To be done:
Write the material out again in full, word for word. Do not include the pictures.

::: Recorded information :::

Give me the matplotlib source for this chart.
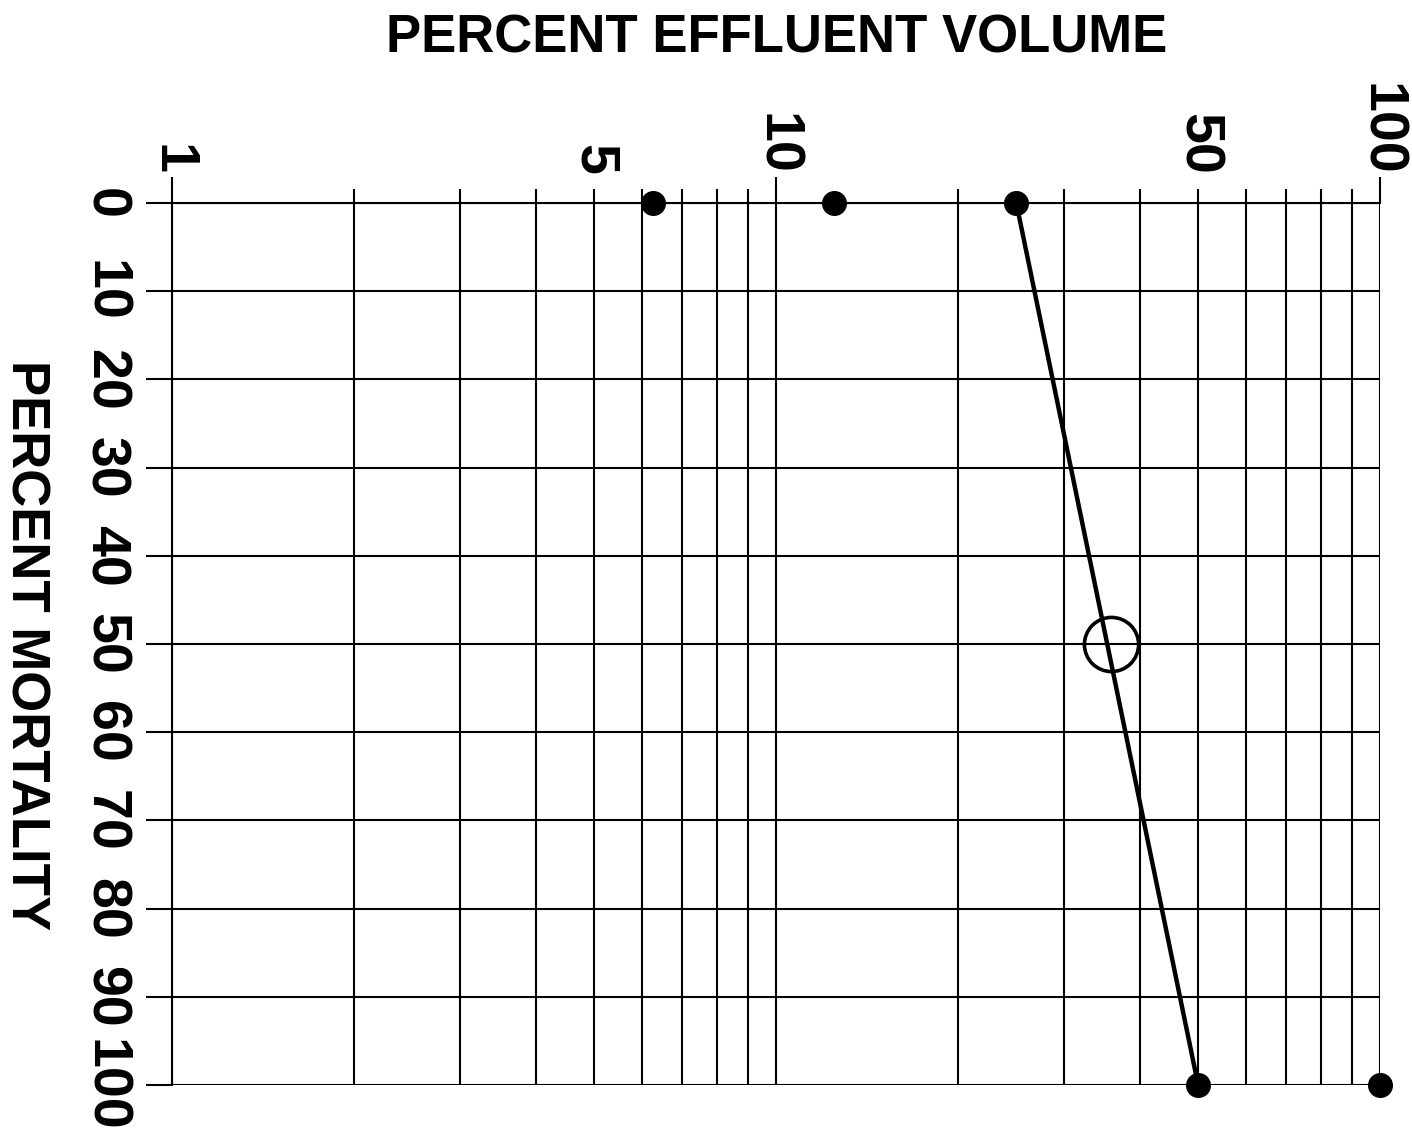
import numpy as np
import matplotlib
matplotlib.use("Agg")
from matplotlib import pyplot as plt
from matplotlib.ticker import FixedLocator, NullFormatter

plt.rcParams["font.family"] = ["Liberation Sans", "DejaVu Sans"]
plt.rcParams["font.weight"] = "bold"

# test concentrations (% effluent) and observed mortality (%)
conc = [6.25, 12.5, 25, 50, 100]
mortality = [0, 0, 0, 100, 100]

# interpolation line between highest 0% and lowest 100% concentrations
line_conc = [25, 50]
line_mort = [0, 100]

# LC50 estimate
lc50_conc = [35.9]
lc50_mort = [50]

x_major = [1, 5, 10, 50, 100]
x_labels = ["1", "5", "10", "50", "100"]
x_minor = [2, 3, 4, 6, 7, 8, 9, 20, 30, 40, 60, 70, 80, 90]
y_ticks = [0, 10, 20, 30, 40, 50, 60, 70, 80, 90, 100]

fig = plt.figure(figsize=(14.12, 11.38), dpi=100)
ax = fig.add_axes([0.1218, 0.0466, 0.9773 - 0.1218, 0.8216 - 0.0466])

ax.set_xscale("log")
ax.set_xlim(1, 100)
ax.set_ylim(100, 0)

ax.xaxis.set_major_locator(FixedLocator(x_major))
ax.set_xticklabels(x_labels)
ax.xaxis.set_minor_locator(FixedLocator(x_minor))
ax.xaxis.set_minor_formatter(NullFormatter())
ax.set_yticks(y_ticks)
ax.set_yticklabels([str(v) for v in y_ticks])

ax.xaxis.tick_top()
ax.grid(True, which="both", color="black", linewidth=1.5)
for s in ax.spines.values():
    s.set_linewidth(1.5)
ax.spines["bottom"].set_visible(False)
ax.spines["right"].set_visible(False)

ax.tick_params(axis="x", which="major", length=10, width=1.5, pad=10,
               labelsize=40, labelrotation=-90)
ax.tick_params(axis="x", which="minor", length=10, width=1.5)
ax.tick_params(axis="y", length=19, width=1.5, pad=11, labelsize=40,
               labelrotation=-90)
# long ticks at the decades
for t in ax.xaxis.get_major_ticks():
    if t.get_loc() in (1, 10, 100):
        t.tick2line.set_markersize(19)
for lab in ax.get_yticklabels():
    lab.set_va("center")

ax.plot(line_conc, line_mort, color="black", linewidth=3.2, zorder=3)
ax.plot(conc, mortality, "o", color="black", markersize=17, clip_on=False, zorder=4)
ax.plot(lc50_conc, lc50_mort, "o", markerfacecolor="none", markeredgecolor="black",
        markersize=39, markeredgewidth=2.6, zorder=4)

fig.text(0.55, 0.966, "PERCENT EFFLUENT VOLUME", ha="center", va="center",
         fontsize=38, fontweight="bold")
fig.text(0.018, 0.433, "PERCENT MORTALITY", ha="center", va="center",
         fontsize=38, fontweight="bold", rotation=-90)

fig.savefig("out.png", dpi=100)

:::

Reply:
Give me the matplotlib source for this chart.
import numpy as np
import matplotlib
matplotlib.use("Agg")
from matplotlib import pyplot as plt
from matplotlib.ticker import FixedLocator, NullFormatter

plt.rcParams["font.family"] = ["Liberation Sans", "DejaVu Sans"]
plt.rcParams["font.weight"] = "bold"

# test concentrations (% effluent) and observed mortality (%)
conc = [6.25, 12.5, 25, 50, 100]
mortality = [0, 0, 0, 100, 100]

# interpolation line between highest 0% and lowest 100% concentrations
line_conc = [25, 50]
line_mort = [0, 100]

# LC50 estimate
lc50_conc = [35.9]
lc50_mort = [50]

x_major = [1, 5, 10, 50, 100]
x_labels = ["1", "5", "10", "50", "100"]
x_minor = [2, 3, 4, 6, 7, 8, 9, 20, 30, 40, 60, 70, 80, 90]
y_ticks = [0, 10, 20, 30, 40, 50, 60, 70, 80, 90, 100]

fig = plt.figure(figsize=(14.12, 11.38), dpi=100)
ax = fig.add_axes([0.1218, 0.0466, 0.9773 - 0.1218, 0.8216 - 0.0466])

ax.set_xscale("log")
ax.set_xlim(1, 100)
ax.set_ylim(100, 0)

ax.xaxis.set_major_locator(FixedLocator(x_major))
ax.set_xticklabels(x_labels)
ax.xaxis.set_minor_locator(FixedLocator(x_minor))
ax.xaxis.set_minor_formatter(NullFormatter())
ax.set_yticks(y_ticks)
ax.set_yticklabels([str(v) for v in y_ticks])

ax.xaxis.tick_top()
ax.grid(True, which="both", color="black", linewidth=1.5)
for s in ax.spines.values():
    s.set_linewidth(1.5)
ax.spines["bottom"].set_visible(False)
ax.spines["right"].set_visible(False)

ax.tick_params(axis="x", which="major", length=10, width=1.5, pad=10,
               labelsize=40, labelrotation=-90)
ax.tick_params(axis="x", which="minor", length=10, width=1.5)
ax.tick_params(axis="y", length=19, width=1.5, pad=11, labelsize=40,
               labelrotation=-90)
# long ticks at the decades
for t in ax.xaxis.get_major_ticks():
    if t.get_loc() in (1, 10, 100):
        t.tick2line.set_markersize(19)
for lab in ax.get_yticklabels():
    lab.set_va("center")

ax.plot(line_conc, line_mort, color="black", linewidth=3.2, zorder=3)
ax.plot(conc, mortality, "o", color="black", markersize=17, clip_on=False, zorder=4)
ax.plot(lc50_conc, lc50_mort, "o", markerfacecolor="none", markeredgecolor="black",
        markersize=39, markeredgewidth=2.6, zorder=4)

fig.text(0.55, 0.966, "PERCENT EFFLUENT VOLUME", ha="center", va="center",
         fontsize=38, fontweight="bold")
fig.text(0.018, 0.433, "PERCENT MORTALITY", ha="center", va="center",
         fontsize=38, fontweight="bold", rotation=-90)

fig.savefig("out.png", dpi=100)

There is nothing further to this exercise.